■ RAW DATA
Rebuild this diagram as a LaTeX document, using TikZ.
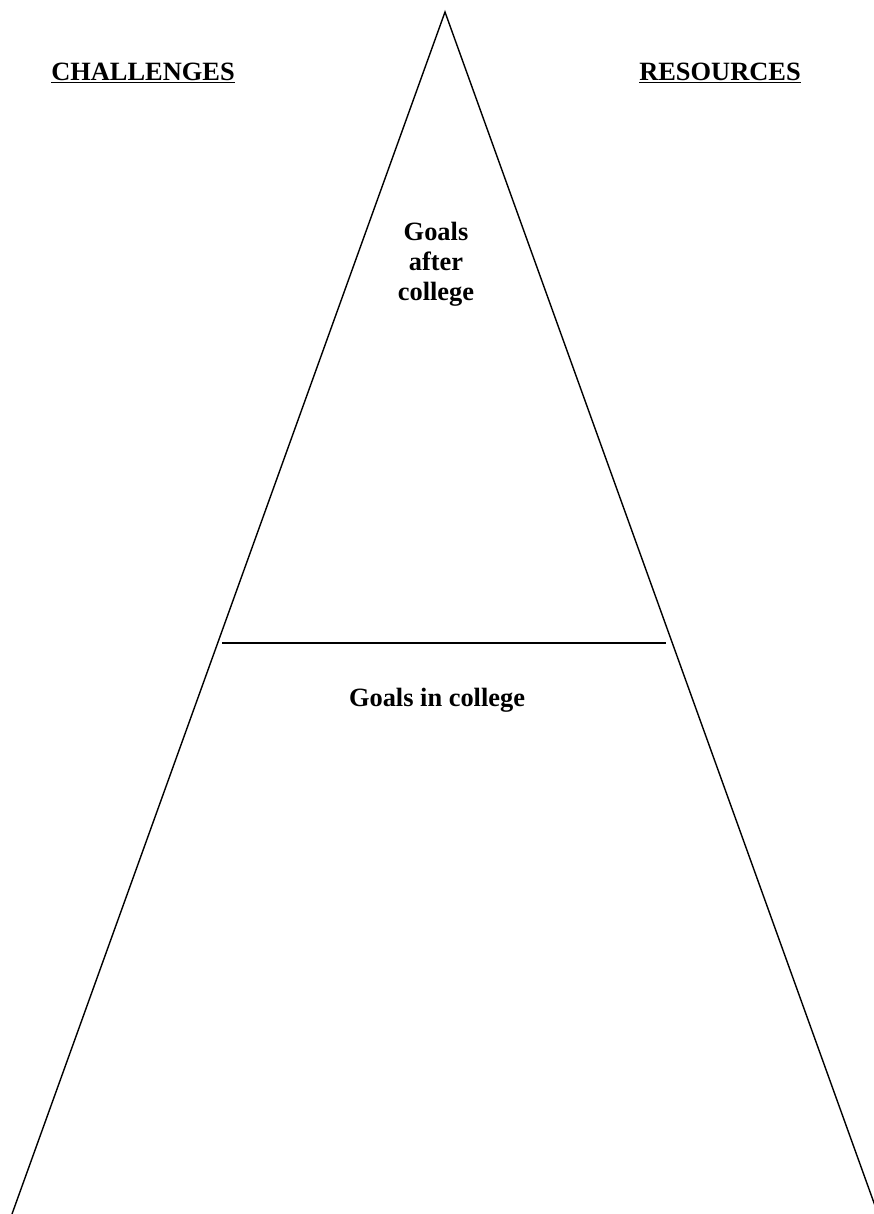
\documentclass[tikz,border=0pt]{standalone}
\usepackage{fontspec}
\setmainfont{Liberation Serif}
\usepackage{tikz}
\usetikzlibrary{positioning,calc}
\tikzset{
  side/.style  = {draw=black, line width=1.4pt},
  head/.style  = {font=\fontsize{26.4}{30}\selectfont\bfseries, inner sep=0pt, anchor=base},
  goal/.style  = {font=\fontsize{26.4}{30}\selectfont\bfseries, inner sep=0pt, align=center},
}
\begin{document}
\begin{tikzpicture}[x=1pt, y=-1pt]
  \useasboundingbox (0,0) rectangle (874,1214);
  % corners of the pyramid
  \coordinate (apex)  at (445,12);
  \coordinate (baseL) at (12,1214);
  \coordinate (baseR) at (878,1214);
  \coordinate (midL)  at (222,643);
  \coordinate (midR)  at (666,643);
  % sides and divider
  \draw[side] (baseL) -- (apex) -- (baseR);
  \draw[side] (midL) -- (midR);
  % headings
  \node[head] (CH) at (143,81) {\underline{CHALLENGES}};
  \node[head] (RS) at (720,81) {\underline{RESOURCES}};
  % goals
  \node[goal] (GA) at (436,264) {Goals\\after\\college};
  \node[goal, anchor=base] (GI) at (437,706) {Goals in college};
\end{tikzpicture}
\end{document}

■ INSTRUCTIONS FOR THE TASK
Output all of the data exactly as it stands, minus any images.

■ COMPLETE OUTPUT
Rebuild this diagram as a LaTeX document, using TikZ.
\documentclass[tikz,border=0pt]{standalone}
\usepackage{fontspec}
\setmainfont{Liberation Serif}
\usepackage{tikz}
\usetikzlibrary{positioning,calc}
\tikzset{
  side/.style  = {draw=black, line width=1.4pt},
  head/.style  = {font=\fontsize{26.4}{30}\selectfont\bfseries, inner sep=0pt, anchor=base},
  goal/.style  = {font=\fontsize{26.4}{30}\selectfont\bfseries, inner sep=0pt, align=center},
}
\begin{document}
\begin{tikzpicture}[x=1pt, y=-1pt]
  \useasboundingbox (0,0) rectangle (874,1214);
  % corners of the pyramid
  \coordinate (apex)  at (445,12);
  \coordinate (baseL) at (12,1214);
  \coordinate (baseR) at (878,1214);
  \coordinate (midL)  at (222,643);
  \coordinate (midR)  at (666,643);
  % sides and divider
  \draw[side] (baseL) -- (apex) -- (baseR);
  \draw[side] (midL) -- (midR);
  % headings
  \node[head] (CH) at (143,81) {\underline{CHALLENGES}};
  \node[head] (RS) at (720,81) {\underline{RESOURCES}};
  % goals
  \node[goal] (GA) at (436,264) {Goals\\after\\college};
  \node[goal, anchor=base] (GI) at (437,706) {Goals in college};
\end{tikzpicture}
\end{document}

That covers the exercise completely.